Commonly, many of these nonprofessional "instant travel agents" exploited travel-agent benefits for personal gain. I reasonably expect that most reading this column have encountered wannabees and their "Ask me how I travel free" T-shirts openly soliciting others to sign on in their downline or soliciting paying clients at the resort or on the ship to book their next trip with them.

It was egregious to the point that many travel vendors, most notably Royal Caribbean Cruises Ltd. (RCCL), severed ties with the YTB travel MLM before that company went out of business. This despite the fact that many MLMs are so large that even if all the member ever books is their own travel, it represents millions of dollars in sales annually.

A number of travel MLMs have gone out of business. Those at the helm are like leopards; they don't change their spots. It is common for key persons to disappear from one failed MLM only to show up at another. One need only Google the names of these new "revolutionary concept" travel-business leaders to see that it is a retread of the same old stuff.

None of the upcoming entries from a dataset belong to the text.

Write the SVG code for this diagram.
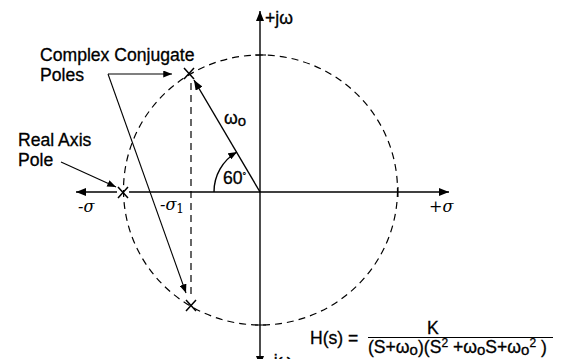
<svg xmlns="http://www.w3.org/2000/svg" width="567" height="359" viewBox="0 0 567 359">
<style>
.ln{stroke:#000;stroke-width:1.4;fill:none}
.th{stroke:#000;stroke-width:1.1;fill:none}
.ds{stroke:#000;stroke-width:1.2;fill:none;stroke-dasharray:7 5}
.t{font-family:"Liberation Sans",Arial,sans-serif;font-size:17.6px;fill:#000;stroke:#000;stroke-width:0.3}
.g{font-family:"DejaVu Serif","Liberation Serif",serif;font-style:italic;font-size:16px;fill:#000}
.x{stroke:#000;stroke-width:1.5;fill:none}
</style>
<defs>
<marker id="ah" viewBox="0 0 10 8" refX="10" refY="4" markerWidth="10" markerHeight="8" markerUnits="userSpaceOnUse" orient="auto">
<path d="M0,0 L10,4 L0,8 Z" fill="#000"/>
</marker>
<marker id="as" viewBox="0 0 10 8" refX="10" refY="4" markerWidth="9" markerHeight="7" markerUnits="userSpaceOnUse" orient="auto">
<path d="M0,0 L10,4 L0,8 Z" fill="#000"/>
</marker>
</defs>
<rect width="567" height="359" fill="#fff"/>
<g id="circle">
<ellipse class="ds" cx="260.5" cy="190" rx="137" ry="135"/>
<line class="th" x1="255" y1="55" x2="266" y2="55"/>
<line class="th" x1="255" y1="325" x2="266" y2="325"/>
<line class="th" x1="398" y1="187" x2="398" y2="197"/>
</g>
<g id="axes">
<line class="ln" x1="260" y1="192" x2="260" y2="11" marker-end="url(#ah)"/>
<line class="ln" x1="260" y1="192" x2="260" y2="366" marker-end="url(#ah)"/>
<line class="ln" x1="129" y1="192" x2="449" y2="192" marker-end="url(#ah)"/>
<line class="ln" x1="117" y1="192" x2="76" y2="192" marker-end="url(#ah)"/>
</g>
<g id="poles">
<path class="x" d="M184,68 L194,79 M194,68 L184,79"/>
<path class="x" d="M186,300 L196,311 M196,300 L186,311"/>
<path class="x" d="M118,187 L128,198 M128,187 L118,198"/>
</g>
<g id="connectors">
<line class="ds" x1="191" y1="83" x2="191" y2="298"/>
<line class="ln" x1="260" y1="192" x2="194" y2="80" marker-end="url(#ah)"/>
<path class="ln" d="M214,192 A46,46 0 0 1 237,152" marker-end="url(#as)"/>
<path class="th" d="M108,74 L172,74" marker-end="url(#as)"/>
<path class="th" d="M108,74 L186,293" marker-end="url(#as)"/>
<line class="th" x1="61" y1="162" x2="116" y2="187" marker-end="url(#as)"/>
</g>
<g id="labels">
<text class="t" x="40" y="61">Complex Conjugate</text>
<text class="t" x="40" y="81">Poles</text>
<text class="t" x="18" y="146">Real Axis</text>
<text class="t" x="18" y="166">Pole</text>
<text class="t" x="224" y="124" font-size="19">ω<tspan font-size="15" dy="2">o</tspan></text>
<text class="t" x="223" y="184" font-size="14">60<tspan font-size="9" dy="-5">°</tspan></text>
<text class="t" x="265" y="24" font-size="17">+jω</text>
<text class="t" x="268" y="367" font-size="17">-jω</text>
<text class="g" x="78" y="212">-σ</text>
<text class="g" x="160" y="210">-σ<tspan font-size="12" dy="3" font-style="normal">1</tspan></text>
<text class="g" x="429" y="212">+σ</text>
</g>
<g id="formula">
<text class="t" x="310" y="344" font-size="18">H(s) =</text>
<text class="t" x="427" y="334" font-size="18">K</text>
<line class="th" x1="368" y1="337.5" x2="553" y2="337.5"/>
<text class="t" x="368" y="353" font-size="18.5">(S+ω<tspan font-size="15" dy="2">o</tspan><tspan dy="-2">)(S</tspan><tspan font-size="12" dy="-6">2</tspan><tspan dy="6"> +ω</tspan><tspan font-size="15" dy="2">o</tspan><tspan dy="-2">S+ω</tspan><tspan font-size="15" dy="2">o</tspan><tspan font-size="12" dy="-8">2</tspan><tspan dy="6"> )</tspan></text>
</g>
</svg>
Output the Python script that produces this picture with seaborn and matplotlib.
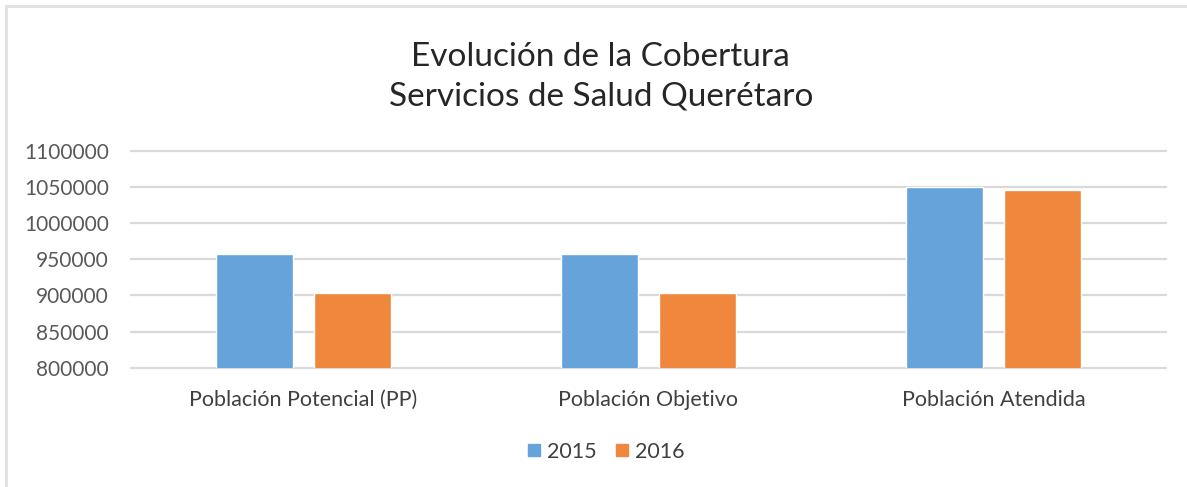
import pandas as pd
import matplotlib
matplotlib.use("Agg")
import matplotlib.pyplot as plt
from matplotlib.lines import Line2D
from matplotlib.ticker import StrMethodFormatter
import seaborn as sns

categorias = ["Población Potencial (PP)", "Población Objetivo", "Población Atendida"]
anios = ["2015", "2016"]
valores_2015 = [958000, 958000, 1049500]
valores_2016 = [903000, 903000, 1046000]

df = pd.DataFrame({
    "Categoria": categorias * 2,
    "Año": ["2015"] * 3 + ["2016"] * 3,
    "Valor": valores_2015 + valores_2016,
})

sns.set_style("white")
plt.rcParams["font.family"] = ["Lato", "DejaVu Sans"]

fig = plt.figure(figsize=(11.87, 4.87), dpi=100)
ax = fig.add_axes([131 / 1187, 1 - 367.7 / 487, (1166 - 131) / 1187, (367.7 - 151) / 487])

colores = {"2015": "#65A3DA", "2016": "#EF873C"}
sns.barplot(data=df, x="Categoria", y="Valor", hue="Año", hue_order=anios,
            palette=colores, width=0.568, gap=0.22, saturation=1, ax=ax,
            legend=False)

ax.set_ylim(800000, 1100000)
ax.set_yticks(range(800000, 1100001, 50000))
ax.yaxis.set_major_formatter(StrMethodFormatter("{x:.0f}"))
ax.yaxis.grid(True, color="#D9D9D9", lw=1.6)
ax.set_axisbelow(True)
for s in ax.spines.values():
    s.set_visible(False)
for gl in ax.yaxis.get_gridlines():
    gl.set_clip_on(False)
ax.tick_params(axis="y", length=0, pad=16, labelsize=15, labelcolor="#595959")
ax.tick_params(axis="x", length=0, pad=16, labelsize=15.5, labelcolor="#404040")
ax.set_xlabel("")
ax.set_ylabel("")

fig.text(600 / 1187, 1 - 57 / 487, "Evolución de la Cobertura", ha="center", va="center",
         fontsize=24, color="#262626")
fig.text(601 / 1187, 1 - 96 / 487, "Servicios de Salud Querétaro", ha="center", va="center",
         fontsize=24, color="#262626")

handles = [Line2D([], [], marker="s", ls="", markersize=9, color=colores[a]) for a in anios]
fig.legend(handles, anios, loc="center", bbox_to_anchor=(606 / 1187, 1 - 452 / 487), ncol=2,
           frameon=False, fontsize=15.5, handlelength=0.6, handletextpad=0.3,
           columnspacing=0.9, labelcolor="#404040")

# marco del grafico
fig.add_artist(Line2D([6 / 1187, 6 / 1187], [0, 1 - 6 / 487], color="#E0E0E0", lw=2))
fig.add_artist(Line2D([6 / 1187, 1], [1 - 6 / 487, 1 - 6 / 487], color="#E0E0E0", lw=2))

fig.savefig("out.png", dpi=100, facecolor="white")
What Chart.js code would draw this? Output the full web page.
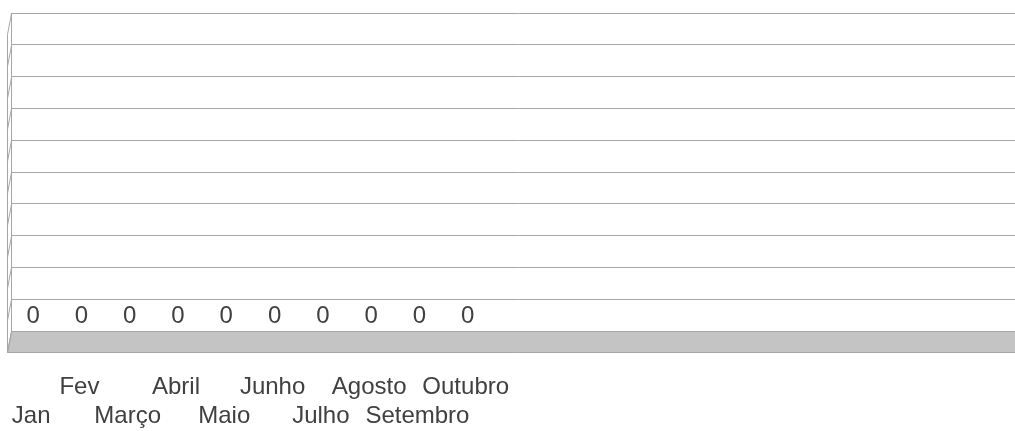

The insidious part of all this is that far too many times these schemes prey on the people least able to afford it and most in need of supportive income. Travel suppliers that turn a blind eye to predatory travel MLMs enable this continuing exploitation.

It's like this: The travel industry has long been a leader in recognizing talent without regard to gender, race, sexual orientation and more; most recently, RCCL's Richard Fain rightly spoke out about the tragic events in Charlottesville, Va.

Travel MLMs that derive the bulk of their income from signing new agents victimize others as surely as does any scam artist, bigot or other scalawag. You don't need their business. Those who would book with these charlatans will book with a legitimate travel professional, given the opportunity. It is time for travel suppliers to step up and reject these companies, their ilk and all for which they stand.